# Mark Gilbert's Blog

## 100% chance of rain (at some point in the future)

For the longest time, I’ve maintained that meteorologists just throw darts to figure out what tomorrow’s weather is going to be.  It’s amusing, but it’s an unfair characterization.  Meteorologists can tell you a tremendous amount about how weather works, but it’s such a complicated subject that there is a very steep drop-off in the accuracy of predictions even a few hours into the future.  Case in point – why do we still have tornado sirens?  Those are only good to tell you when one’s actually been sighted.  Why can’t we predict even 15 minutes from now when one will form?

At any rate, the few occasions in the past where I’ve actually paid attention to the weather forecasts a week or so leading up to some outdoor event, it seems like the "it’s gonna precipitate / it’s gonna shine" switches at least twice before the day arrives.  I write software for a living so I’m all for updating estimates when it’s clear that they are no longer valid.  However, when a weather forecast changes daily – or at least it seems to – what’s the value in anything other than a 4 HOUR, not day, forecast?  Or, to put it another way, how accurate ARE 1-day, 2-day, 1-week, etc. forecasts?

To find out, I propose an application that pulls together forecasts and actuals from a variety of sources, and then does a statistical analysis to see how well each source actually does at forecasting the weather.  Here are some questions I think an application like this could make:

1. How accurate are source X’s 1-day, 2-day, 3-day, 1-week (etc.) forecasts?
2. How closely does X get to the actual high and low temperature for the day?
3. How well do they predict when the sun will shine versus when it will rain/snow?
4. How does source X compare to other sources?
5. Is source X’s 2-day forecasts more accurate than source Y?
6. Does source Y’s 1-week forecasts more accurate than source X?

The forecasts and current conditions are available from several places now in the form of RSS and other feeds.

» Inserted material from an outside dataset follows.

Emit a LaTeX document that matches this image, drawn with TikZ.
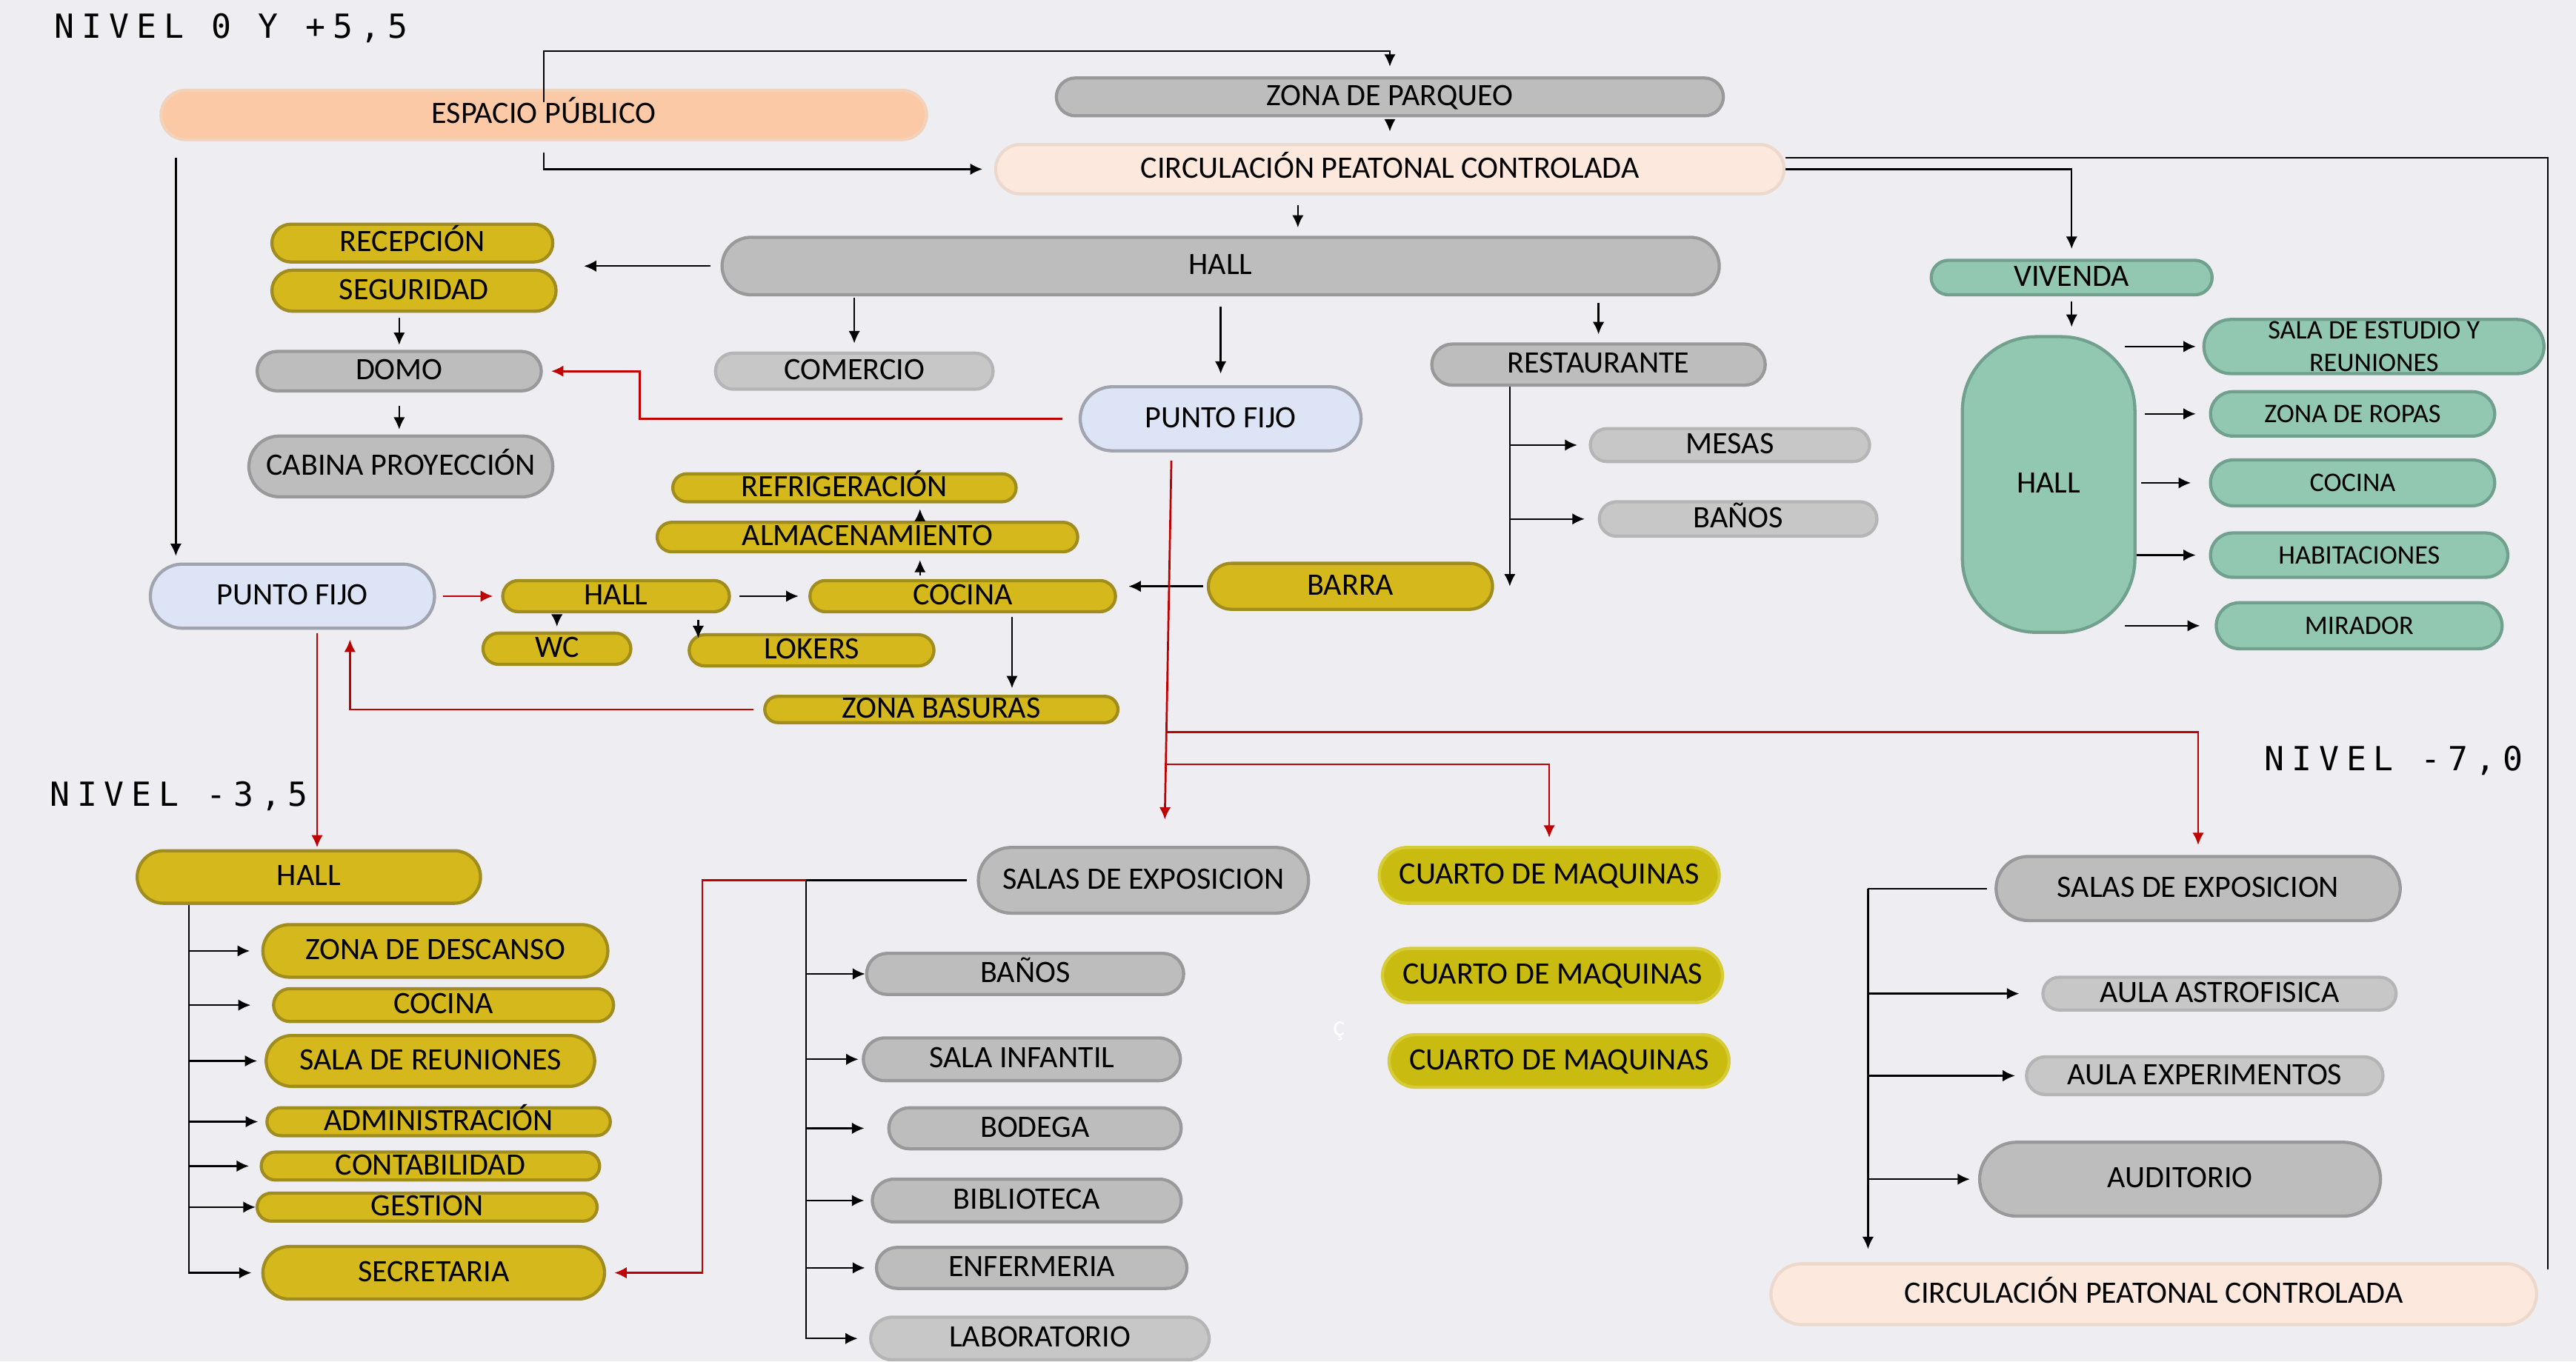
\documentclass[tikz,border=0pt]{standalone}
\usepackage{fontspec}
\setmainfont{Carlito}
\newfontfamily\levelfont[LetterSpace=22]{DejaVu Sans Mono}
\usepackage{tikz}
\usetikzlibrary{arrows.meta, calc, shapes.misc}

\definecolor{fondo}{HTML}{EEEEF2}
\definecolor{grisF}{HTML}{BDBDBD}
\definecolor{grisL}{HTML}{999999}
\definecolor{grisC}{HTML}{C7C7C7}
\definecolor{grisCL}{HTML}{B5B5B5}
\definecolor{amaF}{HTML}{D4B81C}
\definecolor{amaL}{HTML}{A18D1E}
\definecolor{maqF}{HTML}{C9BB10}
\definecolor{maqL}{HTML}{D6CC3A}
\definecolor{verdeF}{HTML}{92C8B2}
\definecolor{verdeL}{HTML}{72A08E}
\definecolor{azulF}{HTML}{DCE4F6}
\definecolor{azulL}{HTML}{A0A4AE}
\definecolor{durF}{HTML}{FBC9A6}
\definecolor{durL}{HTML}{F3D2BC}
\definecolor{pielF}{HTML}{FCE8DC}
\definecolor{pielL}{HTML}{ECD8CC}
\definecolor{rojo}{HTML}{C00000}

\tikzset{
    caja/.style={rounded rectangle, line width=1.1pt, inner xsep=2pt, inner ysep=0pt,
        text height=7pt, text depth=1pt, font=\fontsize{10.8}{12}\selectfont},
    tam/.style 2 args={minimum width=#1*0.2mm, minimum height=#2*0.2mm},
    gris/.style={caja, fill=grisF, draw=grisL},
    grisc/.style={caja, fill=grisC, draw=grisCL},
    amarillo/.style={caja, fill=amaF, draw=amaL},
    maquina/.style={caja, fill=maqF, draw=maqL},
    verde/.style={caja, fill=verdeF, draw=verdeL},
    pieza/.style={verde, font=\fontsize{9.3}{11.2}\selectfont},
    azul/.style={caja, fill=azulF, draw=azulL},
    durazno/.style={caja, fill=durF, draw=durL},
    piel/.style={caja, fill=pielF, draw=pielL},
    nivel/.style={anchor=west, inner sep=0pt, font=\levelfont\fontsize{11.5}{13}\selectfont},
    linea/.style={line width=0.6pt},
    flecha/.style={linea, -{Latex[length=1.5mm, width=1.4mm]}},
    roja/.style={flecha, draw=rojo, line width=0.7pt}
}

\begin{document}
\begin{tikzpicture}[x=0.2mm, y=-0.2mm]
    \path[use as bounding box, fill=fondo] (0,0) rectangle (1568,829);

    \node[nivel] (nivA) at (33,17) {NIVEL 0 Y +5,5};
    \node[nivel] (nivB) at (30,485) {NIVEL -3,5};
    \node[nivel] (nivC) at (1378,463) {NIVEL -7,0};

    \node[durazno, tam={473}{30}] (esp) at (331,70) {ESPACIO PÚBLICO};
    \node[gris, tam={413}{23}] (parq) at (846,59) {ZONA DE PARQUEO};
    \node[piel, tam={487}{30}] (circ) at (846,103) {CIRCULACIÓN PEATONAL CONTROLADA};
    \node[gris, tam={614}{35}] (hallA) at (743,162) {HALL};
    \node[amarillo, tam={178}{23}] (rec) at (251,148) {RECEPCIÓN};
    \node[amarillo, tam={180}{25}] (seg) at (252,177) {SEGURIDAD};
    \node[gris, tam={180}{24}] (domo) at (243,226) {DOMO};
    \node[gris, tam={192}{37}] (cab) at (244,284) {CABINA PROYECCIÓN};
    \node[grisc, tam={176}{22}] (com) at (520,226) {COMERCIO};
    \node[azul, tam={178}{39}] (pfA) at (743,255) {PUNTO FIJO};
    \node[gris, tam={210}{25}] (rest) at (973,222) {RESTAURANTE};
    \node[grisc, tam={177}{20}] (mesas) at (1053,271) {MESAS};
    \node[grisc, tam={176}{21}] (banA) at (1058,316) {BAÑOS};
    \node[amarillo, tam={180}{28}] (barra) at (822,357) {BARRA};
    \node[amarillo, tam={216}{17}] (refri) at (514,297) {REFRIGERACIÓN};
    \node[amarillo, tam={263}{18}] (alma) at (528,327) {ALMACENAMIENTO};
    \node[amarillo, tam={193}{19}] (cocA) at (586,363) {COCINA};
    \node[amarillo, tam={145}{19}] (hallB) at (375,363) {HALL};
    \node[amarillo, tam={97}{19}] (wc) at (339,395) {WC};
    \node[amarillo, tam={156}{19}] (lok) at (494,396) {LOKERS};
    \node[amarillo, tam={222}{16}] (bas) at (573,432) {ZONA BASURAS};
    \node[azul, tam={180}{39}] (pfB) at (178,363) {PUNTO FIJO};

    \node[verde, tam={178}{21}] (viv) at (1261,169) {VIVENDA};
    \node[verde, rectangle, rounded corners=9mm, tam={105}{180}] (hallV) at (1247,295) {HALL};
    \node[pieza, tam={214}{33}, align=center, text height=, text depth=] (est) at (1445,211) {SALA DE ESTUDIO Y\\REUNIONES};
    \node[pieza, tam={180}{27}] (ropa) at (1432,252) {ZONA DE ROPAS};
    \node[pieza, tam={180}{28}] (cocV) at (1432,294) {COCINA};
    \node[pieza, tam={188}{27}] (hab) at (1436,338) {HABITACIONES};
    \node[pieza, tam={181}{28}] (mir) at (1436,381) {MIRADOR};

    \node[amarillo, tam={216}{32}] (hallC) at (188,534) {HALL};
    \node[amarillo, tam={217}{32}] (desc) at (265,579) {ZONA DE DESCANSO};
    \node[amarillo, tam={214}{20}] (cocC) at (270,612) {COCINA};
    \node[amarillo, tam={207}{31}] (reun) at (262,646) {SALA DE REUNIONES};
    \node[amarillo, tam={216}{17}] (adm) at (267,683) {ADMINISTRACIÓN};
    \node[amarillo, tam={213}{17}] (cont) at (262,710) {CONTABILIDAD};
    \node[amarillo, tam={214}{17}] (gest) at (260,735) {GESTION};
    \node[amarillo, tam={215}{32}] (secr) at (264,775) {SECRETARIA};

    \node[gris, tam={208}{40}] (salB) at (696,536) {SALAS DE EXPOSICION};
    \node[gris, tam={200}{25}] (banB) at (624,593) {BAÑOS};
    \node[gris, tam={200}{26}] (inf) at (622,645) {SALA INFANTIL};
    \node[gris, tam={185}{25}] (bod) at (630,687) {BODEGA};
    \node[gris, tam={195}{26}] (bib) at (625,731) {BIBLIOTECA};
    \node[gris, tam={196}{25}] (enf) at (628,772) {ENFERMERIA};
    \node[grisc, tam={213}{26}] (lab) at (633,815) {LABORATORIO};
    \node[maquina, tam={214}{34}] (maqA) at (943,533) {CUARTO DE MAQUINAS};
    \node[maquina, tam={214}{33}] (maqB) at (945,594) {CUARTO DE MAQUINAS};
    \node[maquina, tam={214}{32}] (maqC) at (949,646) {CUARTO DE MAQUINAS};
    \node[text=white, inner sep=0pt] (ced) at (815,628) {ç};

    \node[gris, tam={253}{39}] (salC) at (1338,541) {SALAS DE EXPOSICION};
    \node[grisc, tam={222}{20}] (astro) at (1351,605) {AULA ASTROFISICA};
    \node[grisc, tam={224}{23}] (expe) at (1342,655) {AULA EXPERIMENTOS};
    \node[gris, tam={251}{45}] (aud) at (1327,718) {AUDITORIO};
    \node[piel, tam={473}{37}] (circB) at (1311,788) {CIRCULACIÓN PEATONAL CONTROLADA};

    \coordinate (espT) at ($(esp.north)+(0,8)$);
    \coordinate (espB) at ($(esp.south)+(0,7)$);
    \coordinate (espL) at ($(esp.west)+(10,26)$);
    \coordinate (circH) at ($(circ.south)+(-56,6)$);
    \coordinate (circU) at ($(circ.east)+(0,-7)$);
    \coordinate (circBE) at ($(circB.east)+(6,-15)$);
    \coordinate (restT) at ($(rest.south)+(-54,0)$);
    \coordinate (cocU) at ($(cocA.north)+(-26,-2)$);
    \coordinate (cocD) at ($(cocA.south)+(30,2)$);
    \coordinate (hallL) at ($(hallB.south)+(50,4)$);
    \coordinate (pfBb) at ($(pfB.south)+(35,0)$);
    \coordinate (pfBc) at ($(pfB.south)+(15,2)$);
    \coordinate (pfAr) at ($(pfA.south)+(-30,5)$);
    \coordinate (salBr) at ($(salB.north)+(13,-16)$);
    \coordinate (salBl) at ($(salB.west)+(-104,0)$);
    \coordinate (hallCt) at ($(hallC.south)+(-73,0)$);
    \coordinate (salCl) at ($(salC.west)+(-77,0)$);

    \draw[flecha, shorten >=1.2mm] (espT) -- ++(0,-31) -| (parq.north);
    \draw[flecha, shorten >=1.4mm] (espB) |- (circ.west);
    \draw[flecha, shorten <=0.4mm, shorten >=1.4mm] (parq.south) -- (circ.north);
    \draw[flecha, shorten >=1mm] (circH) -- (circH |- hallA.north);
    \draw[linea] (circU) -| (circBE);
    \draw[flecha, shorten >=1.2mm] (circ.east) -| (viv.north);
    \draw[flecha, shorten <=0.6mm, shorten >=1mm] (viv.south) -- (viv.south |- hallV.north);
    \draw[flecha, shorten >=0.8mm] ($(hallV.east |- est.west)+(-7,0)$) -- (est.west);
    \draw[flecha, shorten <=1mm, shorten >=1.6mm] (hallV.east |- ropa.west) -- (ropa.west);
    \draw[flecha, shorten <=0.6mm, shorten >=2.2mm] (hallV.east |- cocV.west) -- (cocV.west);
    \draw[flecha, shorten >=1.6mm] (hallV.east |- hab.west) -- (hab.west);
    \draw[flecha, shorten >=1.8mm] ($(hallV.east |- mir.west)+(-7,0)$) -- (mir.west);

    \draw[flecha, shorten <=1.2mm, shorten >=3.2mm] (hallA.west) -- (hallA.west -| seg.east);
    \draw[flecha, shorten <=0.6mm, shorten >=0.6mm] (domo.north |- seg.south) -- (domo.north);
    \draw[flecha, shorten <=1.6mm, shorten >=0.6mm] (domo.south) -- (domo.south |- cab.north);
    \draw[flecha, shorten <=0.2mm, shorten >=1mm] (com.north |- hallA.south) -- (com.north);
    \draw[flecha, shorten <=1.2mm, shorten >=1.4mm] (hallA.south) -- (pfA.north);
    \draw[flecha, shorten <=0.8mm, shorten >=1mm] (rest.north |- hallA.south) -- (rest.north);
    \draw[flecha] (restT) -- (restT |- barra.east);
    \draw[flecha, shorten >=1.4mm] (restT |- mesas.west) -- (mesas.west);
    \draw[flecha, shorten >=1.6mm] (restT |- banA.west) -- (banA.west);
    \draw[flecha, shorten <=0.4mm, shorten >=1.4mm] (barra.west) -- (barra.west -| cocA.east);
    \draw[flecha, shorten <=1mm, shorten >=1.2mm] (hallB.east) -- (cocA.west);
    \draw[flecha, shorten >=0.8mm] (cocU) -- (cocU |- alma.south);
    \draw[flecha, shorten >=0.7mm] (cocU |- alma.north) -- (cocU |- refri.south);
    \draw[flecha, shorten <=0.2mm, shorten >=0.6mm] (wc.north |- hallB.south) -- (wc.north);
    \draw[flecha, shorten >=-0.6mm] (hallL) -- (hallL |- lok.north);
    \draw[flecha, shorten >=0.8mm] (cocD) -- (cocD |- bas.north);
    \draw[flecha, shorten >=0.8mm] (espL) -- (espL |- pfB.north);

    \draw[roja, shorten <=2mm, shorten >=1mm] (pfA.west) -- ++(-267,0) |- (domo.east);
    \draw[roja, shorten <=0.8mm, shorten >=1mm] (pfB.east) -- (hallB.west);
    \draw[roja, shorten <=1.2mm, shorten >=1.2mm] (bas.west) -| (pfBb);
    \draw[roja, shorten >=0.2mm] (pfBc) -- (pfBc |- hallC.north);
    \draw[roja] (pfAr) -- (salBr);
    \draw[roja, shorten >=1.2mm] ($(pfAr)!0.756!(salBr)$) -| (salC.north);
    \draw[roja, shorten >=1mm] ($(pfAr)!0.846!(salBr)$) -| (maqA.north);

    \draw[linea, shorten <=1.2mm] (salB.west) -- (salBl);
    \draw[roja, shorten >=1mm] (salBl) -- ++(-63,0) |- (secr.east);
    \draw[flecha, shorten >=1.4mm] (salBl) |- (lab.west);
    \draw[flecha] (salBl |- banB.west) -- (banB.west);
    \draw[flecha, shorten >=0.4mm] (salBl |- inf.west) -- (inf.west);
    \draw[flecha, shorten >=2.8mm] (salBl |- bod.west) -- (bod.west);
    \draw[flecha, shorten >=0.8mm] (salBl |- bib.west) -- (bib.west);
    \draw[flecha, shorten >=1.2mm] (salBl |- enf.west) -- (enf.west);

    \draw[flecha, shorten >=1.2mm] (hallCt) |- (secr.west);
    \draw[flecha, shorten >=1.4mm] (hallCt |- desc.west) -- (desc.west);
    \draw[flecha, shorten >=2.6mm] (hallCt |- cocC.west) -- (cocC.west);
    \draw[flecha, shorten >=0.9mm] (hallCt |- reun.west) -- (reun.west);
    \draw[flecha, shorten >=0.9mm] (hallCt |- adm.west) -- (adm.west);
    \draw[flecha, shorten >=1.3mm] (hallCt |- cont.west) -- (cont.west);
    \draw[flecha] (hallCt |- gest.west) -- (gest.west);

    \draw[linea, shorten <=0.9mm] (salC.west) -- (salCl);
    \draw[flecha, shorten >=1.6mm] (salCl) -- (salCl |- circB.north);
    \draw[flecha, shorten >=2.7mm] (salCl |- astro.west) -- (astro.west);
    \draw[flecha, shorten >=1.2mm] (salCl |- expe.west) -- (expe.west);
    \draw[flecha, shorten >=1mm] (salCl |- aud.west) -- (aud.west);
\end{tikzpicture}
\end{document}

The bulk of the gathering piece to this application would be building the interfaces to those sources, and merging the data together into a common storage structure.

This kind of data gathering could lead to habits such as "if you have to look more than 3 days out, look at Source Z’s forecasts – they are the most accurate.  Once you get to the day before, however, then Source W’s forecasts are actually more accurate than Z’s."  Then, you could use the data and analysis from this first program to feed into a second that always displays the most accurate information at any given time.

Now, to spice things up a bit, let’s introduce a forecast of our own, and see how it stacks up to the professional ones.  These forecasts would be based on some relatively arbitrary formula, taking into account things like month of year, the previous day’s weather, and some random number used to vary the temperatures and probability of precipitation.  In other words – would throwing darts be just as accurate after all?